## [Task]
Reproduce exactly only the lines from the line that holds "Clone this chart" to the line that holds "import * as", inclusive, in the listing below, and please leave out every picture.

## [Data provided]
"""

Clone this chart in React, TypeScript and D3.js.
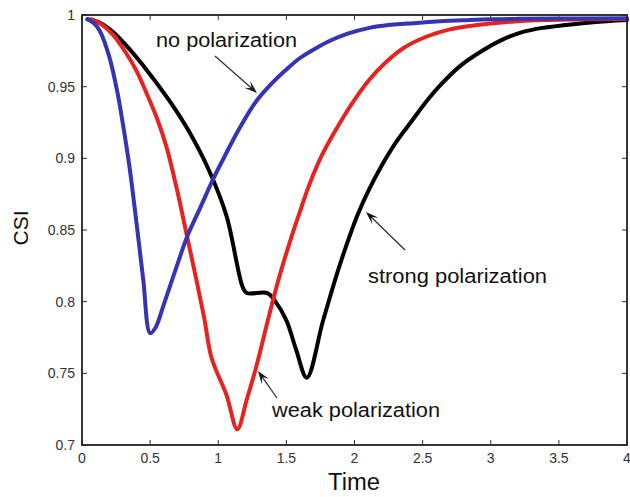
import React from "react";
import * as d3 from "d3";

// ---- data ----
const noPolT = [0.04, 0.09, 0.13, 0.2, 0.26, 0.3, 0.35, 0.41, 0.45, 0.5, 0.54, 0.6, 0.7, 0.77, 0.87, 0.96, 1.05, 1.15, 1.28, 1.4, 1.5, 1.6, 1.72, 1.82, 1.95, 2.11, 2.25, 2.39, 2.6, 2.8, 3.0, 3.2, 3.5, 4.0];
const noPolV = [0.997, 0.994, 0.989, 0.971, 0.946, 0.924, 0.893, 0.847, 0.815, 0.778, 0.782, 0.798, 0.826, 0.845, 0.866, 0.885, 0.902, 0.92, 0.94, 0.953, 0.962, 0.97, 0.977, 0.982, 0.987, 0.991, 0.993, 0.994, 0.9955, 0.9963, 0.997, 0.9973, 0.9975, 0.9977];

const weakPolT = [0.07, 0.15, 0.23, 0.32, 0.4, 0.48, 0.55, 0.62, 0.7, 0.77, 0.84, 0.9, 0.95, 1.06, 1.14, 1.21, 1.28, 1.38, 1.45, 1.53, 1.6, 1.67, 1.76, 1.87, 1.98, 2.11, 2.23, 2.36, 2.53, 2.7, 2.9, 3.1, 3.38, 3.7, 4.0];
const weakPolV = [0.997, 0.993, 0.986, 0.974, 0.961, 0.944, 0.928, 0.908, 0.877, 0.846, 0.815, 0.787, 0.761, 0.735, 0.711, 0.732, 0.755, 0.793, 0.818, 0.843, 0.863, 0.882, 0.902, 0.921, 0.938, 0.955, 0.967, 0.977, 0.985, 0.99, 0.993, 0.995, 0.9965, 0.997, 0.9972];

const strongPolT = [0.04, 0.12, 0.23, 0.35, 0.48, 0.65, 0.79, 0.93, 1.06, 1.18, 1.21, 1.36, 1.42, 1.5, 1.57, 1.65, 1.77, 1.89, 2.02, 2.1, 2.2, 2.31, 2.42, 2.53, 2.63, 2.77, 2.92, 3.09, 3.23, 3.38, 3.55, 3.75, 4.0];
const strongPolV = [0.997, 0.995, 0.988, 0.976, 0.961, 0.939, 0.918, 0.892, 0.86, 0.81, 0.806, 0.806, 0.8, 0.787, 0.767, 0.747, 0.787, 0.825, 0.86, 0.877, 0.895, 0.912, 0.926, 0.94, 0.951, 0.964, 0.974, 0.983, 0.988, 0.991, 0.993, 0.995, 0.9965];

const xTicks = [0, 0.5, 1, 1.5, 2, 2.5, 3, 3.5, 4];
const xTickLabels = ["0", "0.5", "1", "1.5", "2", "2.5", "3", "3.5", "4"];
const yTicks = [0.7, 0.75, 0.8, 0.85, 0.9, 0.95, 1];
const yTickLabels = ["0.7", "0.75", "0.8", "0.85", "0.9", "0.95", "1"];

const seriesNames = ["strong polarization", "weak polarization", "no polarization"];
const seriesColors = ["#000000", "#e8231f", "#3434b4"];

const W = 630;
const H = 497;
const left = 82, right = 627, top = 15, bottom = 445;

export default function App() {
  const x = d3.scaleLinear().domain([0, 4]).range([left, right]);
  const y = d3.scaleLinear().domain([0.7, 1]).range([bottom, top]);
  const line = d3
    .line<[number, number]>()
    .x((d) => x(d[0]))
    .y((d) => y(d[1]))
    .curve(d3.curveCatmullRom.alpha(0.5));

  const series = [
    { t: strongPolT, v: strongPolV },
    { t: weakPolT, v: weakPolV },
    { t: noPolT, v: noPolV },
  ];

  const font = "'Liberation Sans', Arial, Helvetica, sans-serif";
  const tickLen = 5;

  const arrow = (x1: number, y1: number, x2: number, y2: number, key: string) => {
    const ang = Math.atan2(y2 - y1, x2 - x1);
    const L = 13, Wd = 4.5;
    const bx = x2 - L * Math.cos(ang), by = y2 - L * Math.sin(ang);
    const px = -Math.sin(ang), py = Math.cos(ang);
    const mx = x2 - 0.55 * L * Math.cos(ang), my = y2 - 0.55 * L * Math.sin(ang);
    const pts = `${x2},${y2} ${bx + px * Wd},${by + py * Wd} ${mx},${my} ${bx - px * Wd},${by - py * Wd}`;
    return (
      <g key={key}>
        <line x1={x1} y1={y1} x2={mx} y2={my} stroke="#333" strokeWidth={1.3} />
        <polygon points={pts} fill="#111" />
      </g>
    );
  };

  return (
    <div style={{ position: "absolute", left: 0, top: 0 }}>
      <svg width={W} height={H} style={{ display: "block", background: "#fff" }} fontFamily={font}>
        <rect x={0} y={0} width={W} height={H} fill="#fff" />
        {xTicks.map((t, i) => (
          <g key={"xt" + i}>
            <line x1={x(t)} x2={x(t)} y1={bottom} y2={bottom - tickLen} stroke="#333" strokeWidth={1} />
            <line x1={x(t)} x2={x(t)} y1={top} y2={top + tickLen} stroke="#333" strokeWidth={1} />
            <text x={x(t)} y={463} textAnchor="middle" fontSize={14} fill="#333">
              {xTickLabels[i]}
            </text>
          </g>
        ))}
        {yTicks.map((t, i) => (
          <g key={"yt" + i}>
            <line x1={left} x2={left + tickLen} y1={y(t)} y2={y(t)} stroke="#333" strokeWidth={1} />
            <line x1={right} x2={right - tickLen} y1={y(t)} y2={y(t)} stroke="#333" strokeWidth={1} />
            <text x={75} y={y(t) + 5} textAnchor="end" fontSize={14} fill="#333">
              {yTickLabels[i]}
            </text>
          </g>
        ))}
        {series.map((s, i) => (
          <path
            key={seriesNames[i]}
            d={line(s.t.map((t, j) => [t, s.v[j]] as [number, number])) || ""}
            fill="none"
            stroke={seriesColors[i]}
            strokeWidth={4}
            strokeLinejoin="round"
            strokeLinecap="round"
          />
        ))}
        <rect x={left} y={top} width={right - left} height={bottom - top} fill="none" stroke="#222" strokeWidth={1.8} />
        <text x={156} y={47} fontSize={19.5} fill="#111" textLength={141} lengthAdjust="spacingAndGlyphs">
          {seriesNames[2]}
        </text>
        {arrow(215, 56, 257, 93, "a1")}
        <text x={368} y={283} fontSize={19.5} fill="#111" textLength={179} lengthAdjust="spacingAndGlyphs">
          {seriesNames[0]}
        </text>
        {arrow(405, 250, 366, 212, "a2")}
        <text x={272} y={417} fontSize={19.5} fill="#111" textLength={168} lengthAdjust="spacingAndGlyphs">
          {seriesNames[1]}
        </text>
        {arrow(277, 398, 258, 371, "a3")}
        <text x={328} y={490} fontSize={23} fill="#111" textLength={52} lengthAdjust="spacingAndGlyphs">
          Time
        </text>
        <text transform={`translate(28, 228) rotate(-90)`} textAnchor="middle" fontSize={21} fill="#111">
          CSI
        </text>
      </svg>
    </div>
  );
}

"""
"""

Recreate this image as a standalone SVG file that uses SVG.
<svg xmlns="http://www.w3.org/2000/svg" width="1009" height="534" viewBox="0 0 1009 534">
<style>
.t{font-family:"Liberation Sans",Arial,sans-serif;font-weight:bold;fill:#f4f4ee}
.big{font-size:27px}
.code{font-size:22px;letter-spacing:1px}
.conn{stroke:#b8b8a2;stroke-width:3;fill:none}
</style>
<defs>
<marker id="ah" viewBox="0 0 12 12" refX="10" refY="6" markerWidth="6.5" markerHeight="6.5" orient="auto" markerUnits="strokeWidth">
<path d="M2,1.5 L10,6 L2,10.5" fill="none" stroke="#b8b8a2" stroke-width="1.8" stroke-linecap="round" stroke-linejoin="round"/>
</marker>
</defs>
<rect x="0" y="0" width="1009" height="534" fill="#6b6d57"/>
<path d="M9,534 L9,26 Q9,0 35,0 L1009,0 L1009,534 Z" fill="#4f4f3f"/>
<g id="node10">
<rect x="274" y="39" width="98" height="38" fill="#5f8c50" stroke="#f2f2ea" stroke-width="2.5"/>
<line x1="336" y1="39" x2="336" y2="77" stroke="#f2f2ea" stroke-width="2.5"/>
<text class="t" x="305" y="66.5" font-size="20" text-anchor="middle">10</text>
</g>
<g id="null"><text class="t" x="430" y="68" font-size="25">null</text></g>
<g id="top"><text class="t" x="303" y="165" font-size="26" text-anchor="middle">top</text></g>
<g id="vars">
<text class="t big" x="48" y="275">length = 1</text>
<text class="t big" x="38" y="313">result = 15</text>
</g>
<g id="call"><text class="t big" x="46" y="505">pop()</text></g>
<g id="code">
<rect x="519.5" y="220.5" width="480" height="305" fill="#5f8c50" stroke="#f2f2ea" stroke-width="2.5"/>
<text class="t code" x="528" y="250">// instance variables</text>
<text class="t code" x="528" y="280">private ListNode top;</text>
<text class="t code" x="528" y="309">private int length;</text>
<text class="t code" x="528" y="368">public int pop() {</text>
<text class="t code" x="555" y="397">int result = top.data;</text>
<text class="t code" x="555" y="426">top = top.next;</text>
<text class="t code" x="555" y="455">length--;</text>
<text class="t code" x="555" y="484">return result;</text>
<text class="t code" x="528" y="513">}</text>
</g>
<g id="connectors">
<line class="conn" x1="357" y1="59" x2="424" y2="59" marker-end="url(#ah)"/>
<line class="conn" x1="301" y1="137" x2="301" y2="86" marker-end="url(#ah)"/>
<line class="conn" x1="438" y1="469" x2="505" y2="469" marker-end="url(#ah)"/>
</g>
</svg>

"""
"""

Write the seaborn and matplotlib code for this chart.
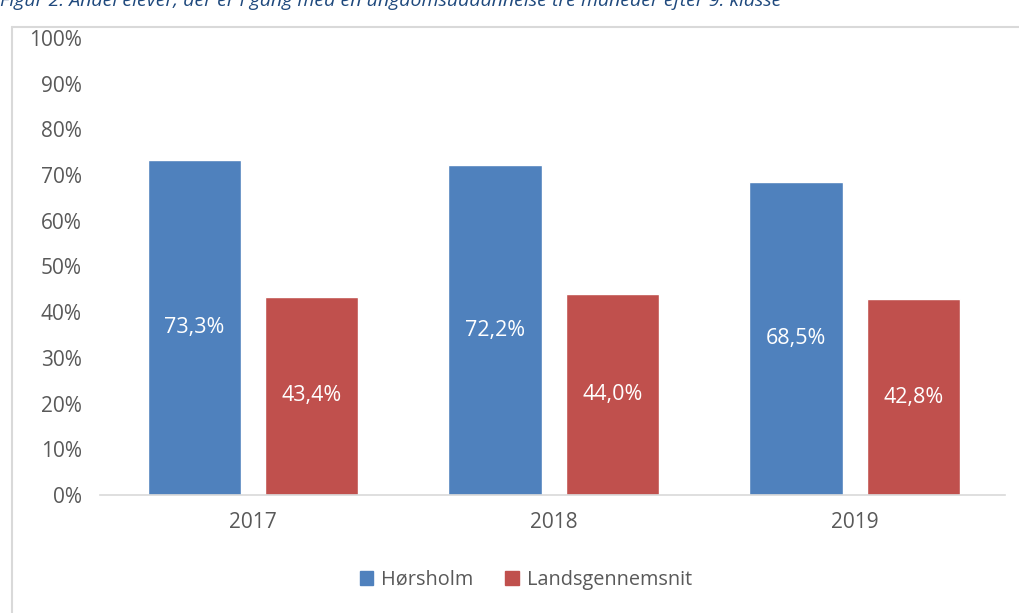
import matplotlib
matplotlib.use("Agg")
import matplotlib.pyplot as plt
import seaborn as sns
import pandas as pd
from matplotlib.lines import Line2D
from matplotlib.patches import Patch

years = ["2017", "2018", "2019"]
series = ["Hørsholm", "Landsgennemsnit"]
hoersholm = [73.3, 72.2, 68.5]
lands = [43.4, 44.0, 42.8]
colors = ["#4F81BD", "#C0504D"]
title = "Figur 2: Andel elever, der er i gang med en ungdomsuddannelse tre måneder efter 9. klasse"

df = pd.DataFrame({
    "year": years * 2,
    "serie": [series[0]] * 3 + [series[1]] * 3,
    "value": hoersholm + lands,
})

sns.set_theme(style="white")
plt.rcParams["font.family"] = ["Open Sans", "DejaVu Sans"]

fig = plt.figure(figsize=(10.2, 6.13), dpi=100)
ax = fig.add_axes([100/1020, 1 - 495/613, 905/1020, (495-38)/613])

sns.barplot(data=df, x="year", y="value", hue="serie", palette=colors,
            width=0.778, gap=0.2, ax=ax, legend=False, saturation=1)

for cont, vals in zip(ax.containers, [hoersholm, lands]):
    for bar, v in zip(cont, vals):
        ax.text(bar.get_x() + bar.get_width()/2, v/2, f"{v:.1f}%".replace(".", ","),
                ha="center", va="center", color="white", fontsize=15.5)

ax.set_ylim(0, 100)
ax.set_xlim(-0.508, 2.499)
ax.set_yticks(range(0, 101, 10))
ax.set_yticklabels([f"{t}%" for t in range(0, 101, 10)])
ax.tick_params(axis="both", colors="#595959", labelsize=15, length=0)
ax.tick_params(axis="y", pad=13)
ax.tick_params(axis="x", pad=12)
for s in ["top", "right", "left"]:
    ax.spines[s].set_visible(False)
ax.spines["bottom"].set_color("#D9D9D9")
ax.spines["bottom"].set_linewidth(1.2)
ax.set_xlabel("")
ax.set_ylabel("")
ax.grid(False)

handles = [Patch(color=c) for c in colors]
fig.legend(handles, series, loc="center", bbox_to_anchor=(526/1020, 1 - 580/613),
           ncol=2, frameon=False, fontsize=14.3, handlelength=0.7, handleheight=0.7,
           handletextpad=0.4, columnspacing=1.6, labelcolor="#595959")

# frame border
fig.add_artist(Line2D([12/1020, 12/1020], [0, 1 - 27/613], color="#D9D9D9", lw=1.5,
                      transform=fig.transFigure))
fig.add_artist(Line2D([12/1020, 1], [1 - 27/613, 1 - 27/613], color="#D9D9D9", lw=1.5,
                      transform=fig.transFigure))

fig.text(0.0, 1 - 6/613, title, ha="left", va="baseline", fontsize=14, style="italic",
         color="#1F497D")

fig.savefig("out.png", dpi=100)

"""

## [Output of the task]
Clone this chart in React, TypeScript and D3.js.
import React from "react";
import * as d3 from "d3";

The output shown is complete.